President Barack Obama has appointed Teresita Fernández, a MacArthur Award winning visual artist, to serve on the U.S. Commission of Fine Arts, a federal panel that advises the President, Congress and governmental agencies on national matters of design and aesthetics. Fernández lives and works in New York and is represented by Lehmann Maupin Gallery.

Members of the arts panel play a key role in shaping Washington’s architecture by approving the site and design of national memorials and museums; advise the U.S. Mint on the design of coins and medals; and administer the National Capital Arts and Cultural Affairs program, which benefits non-profit cultural entities that provide arts programming in Washington. Seven commissioners appointed by the President serve four-year terms.

Past members have included architects, landscape architects and artists, including Daniel Chester French who sculpted the statue of Abraham Lincoln at the Lincoln Memorial and landscape architect Frederick Law Olmsted, Jr., whose projects include the National Mall, Jefferson Memorial and the White House grounds.

Teresita Fernández (b. 1968) is a visual artist best known for her prominent public sculptures and unconventional use of materials. Fernández’s work is characterized by an interest in perception and the psychology of looking. Her experiential, large-scale works are often inspired by landscape and natural phenomena as well as diverse historical and cultural references. She is a 2005 MacArthur Foundation Fellow and has received many prestigious awards including a Guggenheim Fellowship, a Louis Comfort Tiffany Biennial Award, an American Academy in Rome Affiliated Fellowship, and a National Endowment for the Arts Artist’s Grant.

Fernández’s large-scale commissions include a recent site-specific work titled Blind Blue Landscape at the renowned Benesse Art Site in Naoshima, Japan. She is the youngest artist commissioned by the Seattle Art Museum for the recently opened Olympic Sculpture Park where her permanently installed work Seattle Cloud Cover allows visitors to walk under a covered skyway while viewing the city’s skyline through optically shifting multicolored glass.
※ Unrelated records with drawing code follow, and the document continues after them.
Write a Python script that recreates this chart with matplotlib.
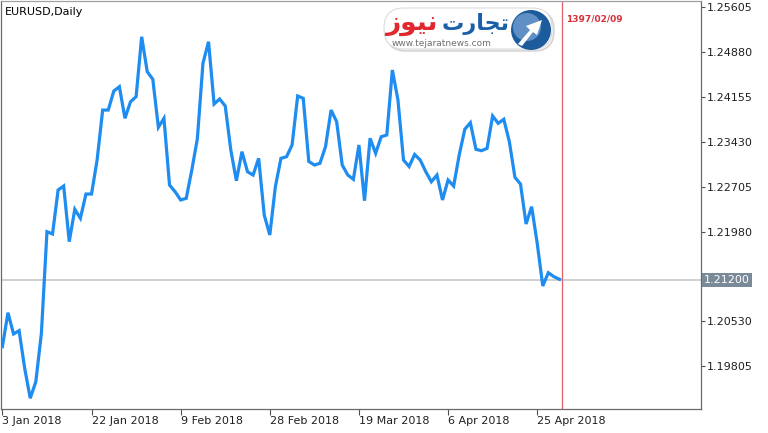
#!/usr/bin/env python3
# EURUSD daily line chart, MT4 style, with the tejaratnews logo on top

import numpy as np
import matplotlib
matplotlib.use('Agg')
import matplotlib.pyplot as plt
from matplotlib.patches import FancyBboxPatch, Circle, Polygon

###############################################################################

# daily closes, bar 0 = 3 Jan 2018
close = [1.20124, 1.20672, 1.20329, 1.20382, 1.19776, 1.19293, 1.19560, 1.20340,
         1.21977, 1.21940, 1.22649, 1.22713, 1.21816, 1.22338, 1.22193, 1.22584,
         1.22584, 1.23132, 1.23937, 1.23937, 1.24244, 1.24313, 1.23804, 1.24071,
         1.24152, 1.25118, 1.24555, 1.24432, 1.23659, 1.23804, 1.22729, 1.22621,
         1.22488, 1.22515, 1.22971, 1.23478, 1.24690, 1.25038, 1.24034, 1.24115,
         1.24002, 1.23293, 1.22798, 1.23266, 1.22943, 1.22890, 1.23159, 1.22246,
         1.21924, 1.22702, 1.23159, 1.23185, 1.23374, 1.24163, 1.24126, 1.23108,
         1.23051, 1.23079, 1.23346, 1.23937, 1.23749, 1.23051, 1.22890, 1.22821,
         1.23374, 1.22476, 1.23482, 1.23240, 1.23507, 1.23535, 1.24582, 1.24099,
         1.23132, 1.23027, 1.23221, 1.23132, 1.22943, 1.22782, 1.22890, 1.22488,
         1.22810, 1.22713, 1.23213, 1.23627, 1.23733, 1.23304, 1.23282, 1.23320,
         1.23841, 1.23723, 1.23788, 1.23427, 1.22853, 1.22745, 1.22101, 1.22380,
         1.21790, 1.21102, 1.21316, 1.21252, 1.21210]

tick_bars = [0, 16, 32, 48, 64, 80, 96]
tick_labels = ['3 Jan 2018', '22 Jan 2018', '9 Feb 2018', '28 Feb 2018',
               '19 Mar 2018', '6 Apr 2018', '25 Apr 2018']

price_levels = [1.25605, 1.24880, 1.24155, 1.23430, 1.22705, 1.21980,
                1.20530, 1.19805]
last_price = 1.21200

marker_bar = 100.5
marker_label = '1397/02/09'

title = 'EURUSD,Daily'
logo_fa_red = 'ﺯﻮﻴﻧ'      # نیوز, shaped glyphs in visual order
logo_fa_blue = 'ﺕﺭﺎﺠﺗ'    # تجارت
logo_url = 'www.tejaratnews.com'

###############################################################################

plt.rcParams['font.family'] = ['DejaVu Sans']

W, H = 768, 433
fig = plt.figure(figsize=(W/100., H/100.), dpi=100)
ax = fig.add_axes([1./W, 1-409./H, 700./W, 408./H])

bars = np.arange(len(close))
ax.plot(bars, close, color='#1e8cf0', lw=2.3, solid_joinstyle='miter', zorder=3)

ax.axhline(last_price, color='#c8c8c8', lw=1.2, zorder=1)
ax.axvline(marker_bar, color='#e0606a', lw=0.9, zorder=2)

ax.set_xlim(-0.25, 125.4)
ax.set_ylim(1.19120, 1.25694)

ax.yaxis.tick_right()
ax.set_yticks(price_levels)
ax.set_yticklabels(['%.5f' % p for p in price_levels], fontsize=8, color='#202020')
ax.set_xticks(tick_bars)
ax.set_xticklabels(tick_labels, fontsize=8, color='#202020', ha='left')
ax.tick_params(axis='y', length=3, width=0.8, color='#505050', pad=1)
ax.tick_params(axis='x', length=4, width=0.8, color='#505050', pad=1)

for s in ax.spines.values():
    s.set_color('#6a6a6a')
    s.set_linewidth(0.9)
ax.spines['top'].set_color('#a0a0a0')

# current price box on the price scale
ax.text(1.004, last_price, '%.5f' % last_price, transform=ax.get_yaxis_transform(),
        fontsize=8, color='white', va='center', ha='left',
        bbox=dict(boxstyle='square,pad=0.18', fc='#7a8a99', ec='none'))

ax.text(0.005, 0.985, title, transform=ax.transAxes, fontsize=8,
        va='top', ha='left', color='black')

ax.text(marker_bar + 0.7, 1.2540, marker_label, fontsize=6.5, color='#d8303c',
        fontweight='bold', va='center', ha='left')

###############################################################################

# logo drawn in pixel coordinates on an overlay
lg = fig.add_axes([0, 0, 1, 1])
lg.set_xlim(0, W)
lg.set_ylim(H, 0)
lg.axis('off')

lg.add_patch(FancyBboxPatch((386, 10), 168, 41, boxstyle='round,pad=0,rounding_size=20',
                            fc='#f2f2f2', ec='#d0d0d0', lw=1.0))
lg.add_patch(FancyBboxPatch((384, 8), 168, 41, boxstyle='round,pad=0,rounding_size=20',
                            fc='white', ec='#dcdcdc', lw=0.8))
lg.text(437, 24, logo_fa_red, fontsize=19, fontweight='bold', color='#e0262e',
        ha='right', va='center')
lg.text(442, 24, logo_fa_blue, fontsize=16, fontweight='bold', color='#1b5fa8',
        ha='left', va='center')
lg.text(392, 43, logo_url, fontsize=6.5, color='#707070', ha='left', va='center')

lg.add_patch(Circle((531, 30), 20, fc='#1d5c9c', ec='none'))
lg.add_patch(Circle((527, 27), 14, fc='#5f8fc4', ec='none'))
lg.add_patch(Polygon([[518, 44], [530, 30], [526, 26], [542, 20], [537, 35], [533, 32], [522, 46]],
                     closed=True, fc='white', ec='none'))

fig.savefig('out.png', dpi=100)
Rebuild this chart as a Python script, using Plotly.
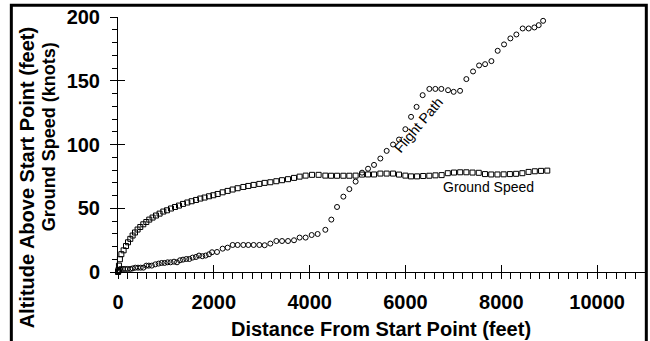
import plotly.graph_objects as go

# Ground speed (knots) vs distance (feet)
gs_dist = [0, 5, 10, 20, 40, 70, 117, 167, 209, 257, 305, 355, 409, 465, 528, 591, 653, 722, 793, 868,
           946, 1023, 1106, 1190, 1273, 1357, 1447, 1537, 1628, 1718, 1808, 1900, 1990, 2080, 2184, 2288,
           2393, 2497, 2616, 2720, 2831, 2950, 3061, 3180, 3305, 3424, 3549, 3674, 3791, 3916,
           4050, 4188, 4328, 4447, 4572, 4704, 4829, 4960, 5094, 5219, 5344, 5476, 5608, 5741, 5866, 5998,
           6117, 6242, 6370, 6498, 6626, 6755, 6884, 7013, 7142, 7271, 7400, 7530, 7660, 7790, 7920, 8050,
           8180, 8310, 8440, 8570, 8700, 8830, 8960]
gs_speed = [0, 0.5, 1.5, 5, 10, 14, 17, 20.4, 23.3, 26, 28.6, 31, 33.3, 35.3, 37.4, 39.2, 41.1, 42.7, 44.3, 45.8,
            47.4, 48.4, 49.8, 51, 52.1, 53.4, 54.5, 55.5, 56.5, 57.6, 58.4, 59.4, 60.2, 61.2, 62.5, 63.6,
            64.7, 65.7, 66.7, 67.5, 68.3, 69.1, 69.9, 70.4, 71.2, 72, 72.8, 73.8, 74.8, 75.6,
            76.2, 76.2, 75.6, 75.5, 75.5, 75.5, 75.5, 75.6, 76.4, 76.5, 76.5, 77.2, 77.2, 77.2, 76.4, 75.6,
            75.0, 75.0, 75.3, 75.5, 75.8, 76.0, 77.5, 78.0, 78.2, 78.2, 78.0, 77.8, 76.8, 76.5, 76.5, 76.6,
            76.8, 77.0, 77.5, 78.5, 79.0, 79.3, 79.5]

# Flight path: altitude (feet) vs distance (feet)
fp_dist = [0, 10, 20, 48, 104, 152, 200, 257, 305, 361, 418, 474, 530, 591, 643, 706,
           778, 848, 911, 973, 1036, 1098, 1169, 1232, 1294, 1357, 1426, 1489, 1558, 1628, 1691, 1760,
           1829, 1900, 1962, 2067, 2184, 2288, 2393, 2497, 2616, 2720, 2831, 2950, 3061, 3180, 3305, 3424,
           3549, 3674, 3791, 3916, 4042, 4167, 4328, 4453, 4572, 4704, 4829, 4960, 5094, 5219, 5344, 5476,
           5608, 5741, 5866, 5998, 6117, 6232, 6359, 6499, 6624, 6749, 6889, 7006, 7140, 7271, 7411, 7537,
           7662, 7794, 7925, 8058, 8190, 8315, 8447, 8572, 8691, 8781, 8873, 8990]
fp_alt = [0, 0.5, 1, 2.4, 2.4, 2.4, 2.4, 2.4, 2.8, 3.4, 3.4, 3.4, 3.4, 5, 5, 5,
          6.0, 6.6, 7.1, 7.1, 7.6, 7.6, 8.1, 7.6, 9.2, 9.7, 10.2, 10.2, 11.3, 11.8, 12.9, 12.4,
          12.9, 13.9, 15.5, 15.7, 18.3, 19.1, 21.2, 21.2, 21.2, 21.2, 21.2, 21.2, 21.0, 22.3, 24.3, 24.3,
          24.3, 24.9, 27, 27, 29, 29.8, 33.1, 41.1, 51.0, 59.1, 65.0, 70.9, 77.9, 81.0, 84.0, 89.0,
          95.0, 100.0, 103.9, 112.0, 121.7, 129.5, 138.7, 143.6, 143.6, 143.6, 142.6, 141.3, 142.1, 151.3, 157.3, 162,
          163, 165.4, 173.5, 178.5, 183.2, 186.3, 191, 191, 191.8, 193.6, 197, 201.5]

x_ticks = [0, 2000, 4000, 6000, 8000, 10000]
y_ticks = [0, 50, 100, 150, 200]

FONT = "Liberation Sans, Arial, sans-serif"

fig = go.Figure()
fig.add_trace(go.Scatter(x=fp_dist, y=fp_alt, mode="markers", name="Flight Path", cliponaxis=False,
                         marker=dict(symbol="circle-open", size=5, color="black", line=dict(width=1))))
fig.add_trace(go.Scatter(x=gs_dist, y=gs_speed, mode="markers", name="Ground Speed", cliponaxis=False,
                         marker=dict(symbol="square-open", size=5, color="black", line=dict(width=1))))
# invisible trace on overlay axes to carry the inward half of major ticks
fig.add_trace(go.Scatter(x=[None], y=[None], xaxis="x2", yaxis="y2", showlegend=False, hoverinfo="skip"))

ax_common = dict(showgrid=False, zeroline=False, color="black")
fig.update_layout(
    width=650, height=341,
    margin=dict(l=118, r=5, t=17, b=69),
    paper_bgcolor="white", plot_bgcolor="white",
    showlegend=False,
    font=dict(family=FONT, color="black"),
    xaxis=dict(range=[0, 11000], tickvals=x_ticks, ticktext=[str(v) for v in x_ticks],
               showline=True, linecolor="black", linewidth=1,
               ticks="outside", ticklen=6, tickwidth=1, tickcolor="black",
               minor=dict(dtick=200, ticks="outside", ticklen=6, tickwidth=1, tickcolor="black"),
               tickfont=dict(family=FONT, size=20, color="black", weight="bold"),
               ticklabelstandoff=6, automargin=False, ticklabeloverflow="allow", **ax_common),
    yaxis=dict(range=[0, 200], tickvals=y_ticks, ticktext=[str(v) for v in y_ticks],
               showline=True, linecolor="black", linewidth=1,
               ticks="outside", ticklen=7, tickwidth=1, tickcolor="black",
               minor=dict(dtick=10, ticks="outside", ticklen=5, tickwidth=1, tickcolor="black"),
               tickfont=dict(family=FONT, size=20, color="black", weight="bold"),
               ticklabelstandoff=6, automargin=False, ticklabeloverflow="allow", **ax_common),
    xaxis2=dict(range=[0, 11000], overlaying="x", anchor="y", side="bottom", tickvals=x_ticks,
                ticks="inside", ticklen=7, tickwidth=1, tickcolor="black", showticklabels=False,
                showline=False, **ax_common),
    yaxis2=dict(range=[0, 200], overlaying="y", anchor="x", side="left", tickvals=y_ticks,
                ticks="inside", ticklen=7, tickwidth=1, tickcolor="black", showticklabels=False,
                showline=False, **ax_common),
)

# outer frame (its bottom edge lies just past the bottom of the picture, as in the reference)
fig.add_shape(type="rect", xref="paper", yref="paper", x0=-0.2024, x1=1.0025, y0=-0.2780, y1=1.0459,
              line=dict(color="black", width=3), fillcolor="rgba(0,0,0,0)", layer="above")

annots = [
    dict(text="Altitude Above Start Point (feet)", x=-0.1726, y=0.3675, textangle=-90, size=20, bold=True),
    dict(text="Ground Speed (knots)", x=-0.1303, y=0.5300, textangle=-90, size=18, bold=True),
    dict(text="Distance From Start Point (feet)", x=0.4993, y=-0.2247, textangle=0, size=20, bold=True),
]
for a in annots:
    fig.add_annotation(text=a["text"], xref="paper", yref="paper", x=a["x"], y=a["y"],
                       xanchor="center", yanchor="middle", textangle=a["textangle"], showarrow=False,
                       font=dict(family=FONT, size=a["size"], color="black",
                                 weight="bold" if a["bold"] else "normal"))

fig.add_annotation(text="Ground Speed", x=7731, y=66.5, xref="x", yref="y", showarrow=False,
                   xanchor="center", yanchor="middle", font=dict(family=FONT, size=14, color="black"))
fig.add_annotation(text="Flight Path", x=6269, y=115.2, xref="x", yref="y", showarrow=False,
                   xanchor="center", yanchor="middle", textangle=-50,
                   font=dict(family=FONT, size=14, color="black"))

# remove the browser's default 8px body margin so the figure sits at the page origin
fig.write_html("out.html", config={"displayModeBar": False},
               post_script="document.body.style.margin='0px';")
Ms. Fernández’s works are included in many prominent collections and have been exhibited extensively both nationally and internationally at the Museum of Modern Art in New York, the San Francisco Museum of Modern Art, the Modern Art Museum of Ft. Worth, the Castello di Rivoli in Turin, Italy, the Corcoran Gallery of Art in Washington DC, the Centro de Arte Contemporaneo in Malaga, Spain, and the Institute of Contemporary Art in Philadelphia. Fernández is currently on the board of Artpace, a non- profit, international artist’s residency program.

She received her MFA from Virginia Commonwealth University and her BFA from Florida International University.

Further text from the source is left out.